RECORDED DATA →
-------

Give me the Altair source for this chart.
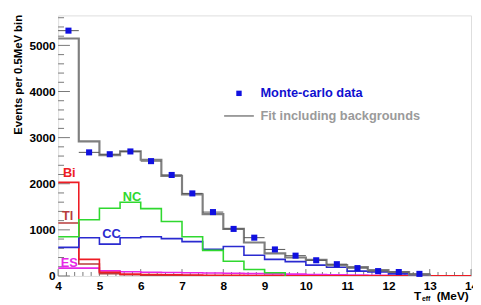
import altair as alt
import pandas as pd

# ---- data ----
bin_width = 0.5
x_start = 4.0

fit_vals = [5150, 2920, 2620, 2700, 2520, 2170, 1770, 1340, 1020, 725, 490, 400, 350, 235, 190, 125, 85, 30]
cc_vals = [620, 830, 690, 830, 850, 810, 745, 580, 640, 450, 360, 310, 235, 190, 105, 85, 45, 20]
nc_vals = [850, 1220, 1470, 1600, 1460, 1180, 850, 555, 320, 140, 70]
bi_vals = [2030, 360, 80, 40, 30, 25, 20, 15, 12, 10, 8, 6, 5, 5, 4, 4, 3, 3, 2, 2]
tl_vals = [1150, 260, 50, 25, 15, 10, 8, 6, 5, 4, 3, 2]
es_vals = [170, 170, 110, 90, 80, 75, 70, 65, 60, 50, 45, 40, 30, 25, 20, 15, 10, 5]

data_x = [4.25, 4.75, 5.25, 5.75, 6.25, 6.75, 7.25, 7.75, 8.25, 8.75, 9.25, 9.75,
          10.25, 10.75, 11.25, 11.75, 12.25, 12.75]
data_y = [5320, 2680, 2640, 2700, 2490, 2190, 1790, 1385, 1020, 830, 575, 440,
          340, 255, 170, 105, 85, 45]

series_names = ["ES", "Tl", "Bi", "CC", "NC", "Fit"]
series_colors = ["#e628e6", "#b83c3c", "#ee1c24", "#2a2ad0", "#2fd82f", "#7f7f7f"]
series_widths = [1.6, 1.6, 1.6, 1.6, 1.6, 2.2]

label_text = ["Bi", "Tl", "NC", "CC", "ES"]
label_x = [4.27, 4.23, 5.79, 5.29, 4.27]
label_y = [2230, 1290, 1720, 915, 280]
label_color = ["#ee1c24", "#b83c3c", "#2fd82f", "#2a2ad0", "#e628e6"]

y_major = [0, 1000, 2000, 3000, 4000, 5000]
y_minor = [v for v in range(0, 5601, 200) if v % 1000 != 0]
x_major = list(range(4, 15))
x_minor = [round(4 + 0.2 * i, 1) for i in range(51) if (i % 5) != 0]

# ---- build tables ----
def steps(name, vals):
    rows = []
    for i, v in enumerate(vals):
        rows.append({"series": name, "x": x_start + i * bin_width, "y": v, "i": i})
    rows.append({"series": name, "x": x_start + len(vals) * bin_width, "y": 0, "i": len(vals)})
    return rows

all_vals = {"ES": es_vals, "Tl": tl_vals, "Bi": bi_vals, "CC": cc_vals, "NC": nc_vals, "Fit": fit_vals}

FONT = "Liberation Sans"
xs = alt.Scale(domain=[4, 14], nice=False)
ys = alt.Scale(domain=[0, 5650], nice=False)
XA = alt.Axis(values=x_major, format="d", ticks=False, domain=False, grid=False,
              labelFont=FONT, labelFontWeight="bold", labelFontSize=12, labelColor="black",
              labelPadding=5, labelFlush=False, title=None)
YA = alt.Axis(values=y_major, format="d", ticks=False, domain=False, grid=False,
              labelFont=FONT, labelFontWeight="bold", labelFontSize=12, labelColor="black",
              labelPadding=3, title="Events per 0.5MeV bin", titleFont=FONT, titleFontWeight="bold",
              titleFontSize=11.5, titleColor="black", titleAnchor="end", titleX=-40, titleY=-1,
              titleAlign="right", titleAngle=270, titleBaseline="middle")


def X(f):
    return alt.X(f, scale=xs, axis=XA)


def Y(f):
    return alt.Y(f, scale=ys, axis=YA)


layers = []
for name, col, w in zip(series_names, series_colors, series_widths):
    df = pd.DataFrame(steps(name, all_vals[name]))
    layers.append(
        alt.Chart(df).mark_line(interpolate="step-after", color=col, strokeWidth=w, clip=True).encode(
            x=X("x:Q"), y=Y("y:Q"), order="i:Q")
    )

pts = pd.DataFrame({"x": data_x, "y": data_y,
                    "lo": [v - 0.25 for v in data_x], "hi": [v + 0.25 for v in data_x]})
err = alt.Chart(pts).mark_rule(color="#555555", strokeWidth=1).encode(
    x=X("lo:Q"), x2="hi:Q", y=Y("y:Q"))
sq = alt.Chart(pts).mark_square(size=38, color="#1010e0", opacity=1, filled=True).encode(
    x=X("x:Q"), y=Y("y:Q"))

labels = pd.DataFrame({"t": label_text, "x": label_x, "y": label_y, "c": label_color})
lab = alt.Chart(labels).mark_text(font=FONT, fontWeight="bold", fontSize=13).encode(
    x=X("x:Q"), y=Y("y:Q"), text="t:N", color=alt.Color("c:N", scale=None))

# legend (placed in data coordinates)
leg_sq = alt.Chart(pd.DataFrame({"x": [8.38], "y": [3960]})).mark_square(
    size=30, color="#1010e0", opacity=1).encode(x=X("x:Q"), y=Y("y:Q"))
leg_line = alt.Chart(pd.DataFrame({"x": [8.02], "x2": [8.74], "y": [3470]})).mark_rule(
    color="#7f7f7f", strokeWidth=1.5).encode(x=X("x:Q"), x2="x2:Q", y=Y("y:Q"))
leg_txt = alt.Chart(pd.DataFrame({
    "t": ["Monte-carlo data", "Fit including backgrounds"],
    "x": [8.9, 8.9], "y": [3960, 3470], "c": ["#1010d0", "#9a9a9a"]})).mark_text(
    font=FONT, fontWeight="bold", fontSize=13, align="left", baseline="middle").encode(
    x=X("x:Q"), y=Y("y:Q"), text="t:N", color=alt.Color("c:N", scale=None))

# inward tick marks
yaxis = alt.Chart(pd.DataFrame({"y": y_major})).mark_rule(color="#777777", strokeWidth=1).encode(
    y=Y("y:Q"), x=alt.value(0), x2=alt.value(12))
yminor = alt.Chart(pd.DataFrame({"y": y_minor})).mark_rule(color="#777777", strokeWidth=1).encode(
    y=Y("y:Q"), x=alt.value(0), x2=alt.value(6))
xaxis = alt.Chart(pd.DataFrame({"x": x_major})).mark_rule(color="#777777", strokeWidth=1).encode(
    x=X("x:Q"), y=alt.value(265), y2=alt.value(258))
xminor = alt.Chart(pd.DataFrame({"x": x_minor})).mark_rule(color="#777777", strokeWidth=1).encode(
    x=X("x:Q"), y=alt.value(265), y2=alt.value(261))

xtitle = alt.Chart(pd.DataFrame({
    "t": ["T", "eff", "(MeV)"], "px": [362, 370, 385], "py": [285, 288, 285],
    "s": [12, 7, 12]})).mark_text(font=FONT, fontWeight="bold", align="left", baseline="middle",
                                    color="black").encode(
    x=alt.X("px:Q", scale=None), y=alt.Y("py:Q", scale=None), text="t:N",
    size=alt.Size("s:Q", scale=None))

chart = alt.layer(
    yminor, xminor, yaxis, xaxis, *layers, err, sq, lab, leg_sq, leg_line, leg_txt, xtitle
).properties(
    width=420, height=265,
    autosize=alt.AutoSizeParams(type="none"),
    padding={"left": 51, "top": 5, "right": 2, "bottom": 27},
).configure_view(stroke="#808080", strokeWidth=1.5).configure(background="white")

chart.save("out.html", embed_options={"renderer": "svg", "actions": False})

-------

WHAT YOU NEED TO DO → Pictures are excluded; extract exactly the lines from the start of the data through the line that holds "x_start = 4.0", both ends included.

ANSWER →
Give me the Altair source for this chart.
import altair as alt
import pandas as pd

# ---- data ----
bin_width = 0.5
x_start = 4.0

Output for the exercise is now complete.